(Do this): Type out the data exactly as given. Skip any image.

(Dataset excerpt):
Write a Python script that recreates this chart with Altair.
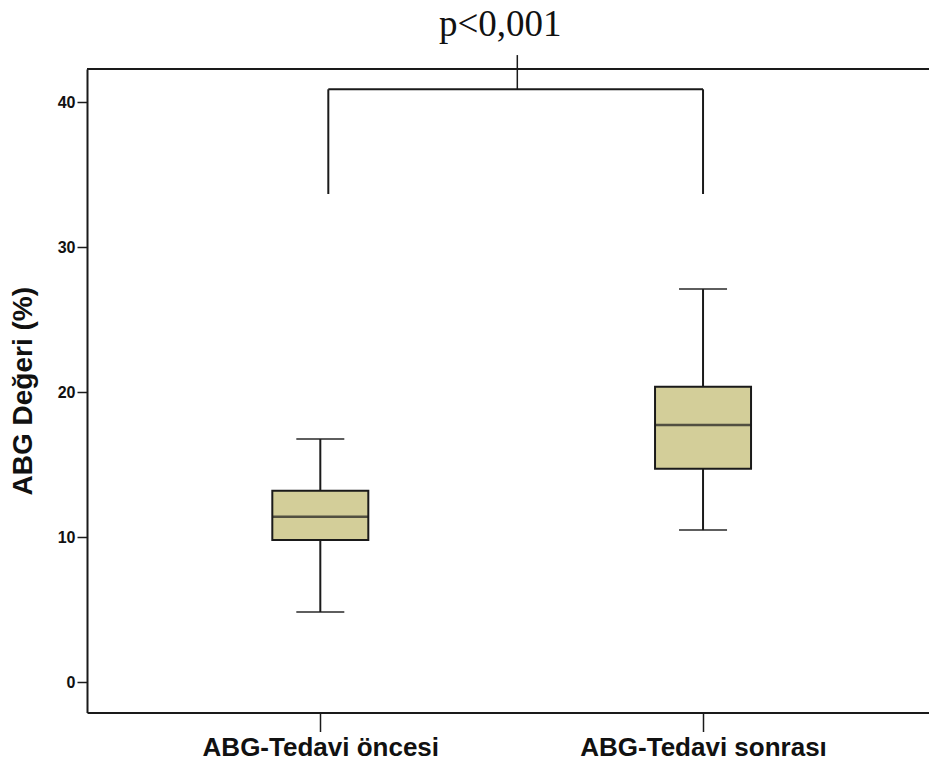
import altair as alt
import pandas as pd

# ---- data ----
groups = ["ABG-Tedavi öncesi", "ABG-Tedavi sonrası"]
whisker_low = [4.83, 10.48]
q1 = [9.79, 14.71]
median = [11.40, 17.72]
q3 = [13.19, 20.37]
whisker_high = [16.76, 27.10]

bracket_top = 40.88
bracket_bottom = 33.66
p_label = "p<0,001"
p_y = 44.55
tick_top = 43.24

y_ticks = [0, 10, 20, 30, 40]
y_domain = [-2.1, 42.28]

df = pd.DataFrame({
    "group": groups,
    "low": whisker_low,
    "q1": q1,
    "median": median,
    "q3": q3,
    "high": whisker_high,
})

box_fill = "#d3ce99"
line_col = "#1a1a1a"

x_scale = alt.Scale(type="point", domain=groups, padding=0.6, align=0.508)
x_enc = alt.X(
    "group:N",
    scale=x_scale,
    axis=alt.Axis(
        title=None, labelAngle=0, domainColor=line_col, domainWidth=2,
        tickColor=line_col, tickSize=19, tickWidth=1.5,
        labelFont="Liberation Sans", labelFontWeight="bold", labelFontSize=26,
        labelColor="#111", labelPadding=3, labelLimit=500,
    ),
)
y_scale = alt.Scale(domain=y_domain, nice=False, zero=False)
y_enc = alt.Y(
    "low:Q", scale=y_scale,
    axis=alt.Axis(
        values=y_ticks, grid=False, domainColor=line_col, domainWidth=2,
        tickColor=line_col, tickSize=10, tickWidth=1.5,
        labelFont="Liberation Sans", labelFontWeight="bold", labelFontSize=16,
        labelColor="#111", labelPadding=2,
        title="ABG Değeri (%)", titleFont="Liberation Sans", titleFontWeight="bold",
        titleFontSize=28, titleColor="#111", titlePadding=20,
    ),
)

base = alt.Chart(df)

whiskers = base.mark_rule(color=line_col, strokeWidth=2).encode(
    x=x_enc, y=y_enc, y2="high:Q"
)
boxes = base.mark_bar(size=96, fill=box_fill, stroke=line_col, strokeWidth=2).encode(
    x="group:N", y=alt.Y("q1:Q", scale=y_scale), y2="q3:Q"
)
medians = base.mark_tick(size=96, thickness=2.5, color=line_col).encode(
    x="group:N", y=alt.Y("median:Q", scale=y_scale)
)
caps_low = base.mark_tick(size=48, thickness=2, color=line_col).encode(
    x="group:N", y=alt.Y("low:Q", scale=y_scale)
)
caps_high = base.mark_tick(size=48, thickness=2, color=line_col).encode(
    x="group:N", y=alt.Y("high:Q", scale=y_scale)
)

# top frame line at the top of the y domain (spans the full plot width)
top_frame = alt.Chart(pd.DataFrame({"t": [y_domain[1]]})).mark_rule(
    color=line_col, strokeWidth=2
).encode(y=alt.Y("t:Q", scale=y_scale))

br_df = pd.DataFrame({"a": [groups[0]], "b": [groups[1]], "top": [bracket_top],
                      "bot": [bracket_bottom], "ttop": [tick_top], "py": [p_y],
                      "lab": [p_label]})
br = alt.Chart(br_df)
br_h = br.mark_rule(color=line_col, strokeWidth=2, xOffset=8).encode(
    x="a:N", x2="b:N", y=alt.Y("top:Q", scale=y_scale)
)
br_l = br.mark_rule(color=line_col, strokeWidth=2, xOffset=8).encode(
    x="a:N", y=alt.Y("bot:Q", scale=y_scale), y2="top:Q"
)
br_r = br.mark_rule(color=line_col, strokeWidth=2).encode(
    x="b:N", y=alt.Y("bot:Q", scale=y_scale), y2="top:Q"
)
br_t = br.mark_rule(color=line_col, strokeWidth=1.5, xOffset=197).encode(
    x="a:N", y=alt.Y("top:Q", scale=y_scale), y2="ttop:Q"
)
p_text = br.mark_text(font="Liberation Serif", fontSize=37, xOffset=180,
                      align="center", baseline="alphabetic", color="#111").encode(
    x="a:N", y=alt.Y("py:Q", scale=y_scale), text="lab:N"
)

chart = alt.layer(
    whiskers, boxes, medians, caps_low, caps_high, top_frame,
    br_h, br_l, br_r, br_t, p_text,
).properties(
    width=842, height=643.5,
    autosize=alt.AutoSizeParams(type="none"),
    padding={"left": 87, "top": 69, "right": 0, "bottom": 49},
    background="white",
).configure_view(
    strokeWidth=0
)

chart.save("out.html", embed_options={"renderer": "svg", "actions": False})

(Solved problem):
Write a Python script that recreates this chart with Altair.
import altair as alt
import pandas as pd

# ---- data ----
groups = ["ABG-Tedavi öncesi", "ABG-Tedavi sonrası"]
whisker_low = [4.83, 10.48]
q1 = [9.79, 14.71]
median = [11.40, 17.72]
q3 = [13.19, 20.37]
whisker_high = [16.76, 27.10]

bracket_top = 40.88
bracket_bottom = 33.66
p_label = "p<0,001"
p_y = 44.55
tick_top = 43.24

y_ticks = [0, 10, 20, 30, 40]
y_domain = [-2.1, 42.28]

df = pd.DataFrame({
    "group": groups,
    "low": whisker_low,
    "q1": q1,
    "median": median,
    "q3": q3,
    "high": whisker_high,
})

box_fill = "#d3ce99"
line_col = "#1a1a1a"

x_scale = alt.Scale(type="point", domain=groups, padding=0.6, align=0.508)
x_enc = alt.X(
    "group:N",
    scale=x_scale,
    axis=alt.Axis(
        title=None, labelAngle=0, domainColor=line_col, domainWidth=2,
        tickColor=line_col, tickSize=19, tickWidth=1.5,
        labelFont="Liberation Sans", labelFontWeight="bold", labelFontSize=26,
        labelColor="#111", labelPadding=3, labelLimit=500,
    ),
)
y_scale = alt.Scale(domain=y_domain, nice=False, zero=False)
y_enc = alt.Y(
    "low:Q", scale=y_scale,
    axis=alt.Axis(
        values=y_ticks, grid=False, domainColor=line_col, domainWidth=2,
        tickColor=line_col, tickSize=10, tickWidth=1.5,
        labelFont="Liberation Sans", labelFontWeight="bold", labelFontSize=16,
        labelColor="#111", labelPadding=2,
        title="ABG Değeri (%)", titleFont="Liberation Sans", titleFontWeight="bold",
        titleFontSize=28, titleColor="#111", titlePadding=20,
    ),
)

base = alt.Chart(df)

whiskers = base.mark_rule(color=line_col, strokeWidth=2).encode(
    x=x_enc, y=y_enc, y2="high:Q"
)
boxes = base.mark_bar(size=96, fill=box_fill, stroke=line_col, strokeWidth=2).encode(
    x="group:N", y=alt.Y("q1:Q", scale=y_scale), y2="q3:Q"
)
medians = base.mark_tick(size=96, thickness=2.5, color=line_col).encode(
    x="group:N", y=alt.Y("median:Q", scale=y_scale)
)
caps_low = base.mark_tick(size=48, thickness=2, color=line_col).encode(
    x="group:N", y=alt.Y("low:Q", scale=y_scale)
)
caps_high = base.mark_tick(size=48, thickness=2, color=line_col).encode(
    x="group:N", y=alt.Y("high:Q", scale=y_scale)
)

# top frame line at the top of the y domain (spans the full plot width)
top_frame = alt.Chart(pd.DataFrame({"t": [y_domain[1]]})).mark_rule(
    color=line_col, strokeWidth=2
).encode(y=alt.Y("t:Q", scale=y_scale))

br_df = pd.DataFrame({"a": [groups[0]], "b": [groups[1]], "top": [bracket_top],
                      "bot": [bracket_bottom], "ttop": [tick_top], "py": [p_y],
                      "lab": [p_label]})
br = alt.Chart(br_df)
br_h = br.mark_rule(color=line_col, strokeWidth=2, xOffset=8).encode(
    x="a:N", x2="b:N", y=alt.Y("top:Q", scale=y_scale)
)
br_l = br.mark_rule(color=line_col, strokeWidth=2, xOffset=8).encode(
    x="a:N", y=alt.Y("bot:Q", scale=y_scale), y2="top:Q"
)
br_r = br.mark_rule(color=line_col, strokeWidth=2).encode(
    x="b:N", y=alt.Y("bot:Q", scale=y_scale), y2="top:Q"
)
br_t = br.mark_rule(color=line_col, strokeWidth=1.5, xOffset=197).encode(
    x="a:N", y=alt.Y("top:Q", scale=y_scale), y2="ttop:Q"
)
p_text = br.mark_text(font="Liberation Serif", fontSize=37, xOffset=180,
                      align="center", baseline="alphabetic", color="#111").encode(
    x="a:N", y=alt.Y("py:Q", scale=y_scale), text="lab:N"
)

chart = alt.layer(
    whiskers, boxes, medians, caps_low, caps_high, top_frame,
    br_h, br_l, br_r, br_t, p_text,
).properties(
    width=842, height=643.5,
    autosize=alt.AutoSizeParams(type="none"),
    padding={"left": 87, "top": 69, "right": 0, "bottom": 49},
    background="white",
).configure_view(
    strokeWidth=0
)

chart.save("out.html", embed_options={"renderer": "svg", "actions": False})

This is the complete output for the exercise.